我正在拼凑一些东西，尝试使用 beautifulsoup get_text 从网站获取干净的文本。过去我发现它经常带着一些我不需要的东西回来，所以我开始尝试让它尽可能干净。我的问题是，在返回的内容中，我得到了一些空白值。我的代码如下：

def GetPageText():
    for page in GetTeamLinks():
        headers = {'User-Agent': 'Mozilla/5.0'} # some websites look for these sorts of headers to make sure you're not a bot
        response = requests.get(page, verify=False, headers=headers) ##go to each of the websites in the domain list
        soup = BeautifulSoup(response.text, "html.parser") # sets "soup" as their variable name
        for script in soup(["script", "style","a","nav", "footer"]): #find everything in the script or style tags
            script.extract()    # rip it out
        full_text = str(soup.get_text().splitlines()).strip() #set the variable 'full_text' as the text we get back
    return(full_text)

返回的内容是这样的（这是从 https://www.nutmeg.com/about/executive-team 抓取的示例）

['', '', '', '', '', '', '', '', '', 'Executive team | Nutmeg - Nutmeg', 
'', '', '', '', '', '', '', '', '', '', '', '', '', '', '', '', '', '', '', 
'', '', '', '', '', '', '', '', '', '', '', '', '', '', '', '', '', '', '', 
'', '', '',
'', '', '', '', '', '', '', '', '', '', '', '', '', '', '', '', '', '', '      
Executive team', '', '  ', '', '', '', 'The Nutmeg executive team', '', '', 
'', '', '', '', '', '', '', '', 'Martin Stead ', 'Chief executive officer', 
'', 'Martin joined Nutmeg in 2015. He has a range of experience running and 
jointly-running...........]

我想摆脱

 '', '', '', '',

价值观。

我尝试将 full_text 视为一个列表，然后遍历该列表并删除所有小于 2 个字符的值。但是，这在我的 for 语句中似乎不起作用，因为它无法识别全文。

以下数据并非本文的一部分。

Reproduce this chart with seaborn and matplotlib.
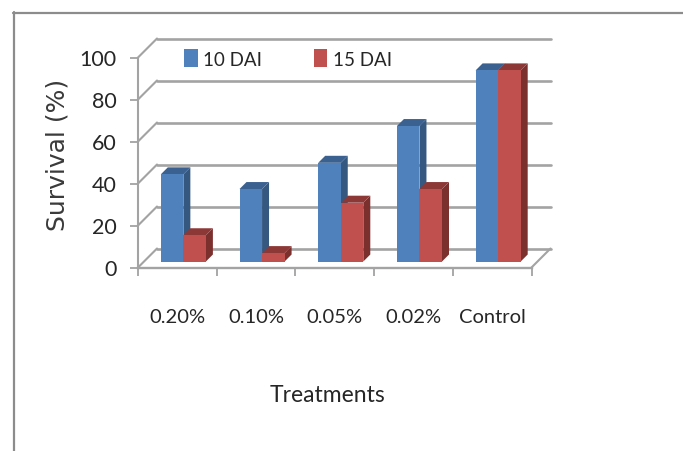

任何帮助将不胜感激。我已经搜索但无法找到答案。如果这里有类似的东西，请指点我的方向。

非常感谢

罗伯

【问题讨论】：

你试过这样.get_text(" ",strip=True) 吗？

标签： python-3.x beautifulsoup

【解决方案1】：

我希望我能理解你的问题。您可以使用列表理解摆脱空值：

my_list = ['', '', '', 'Executive team | Nutmeg - Nutmeg']

new_list = [i for i in my_list if i != '']

print(new_list)

我不知道你以后想对数据做什么，但尝试专门抓取数据以了解你拥有什么似乎更容易。

【讨论】：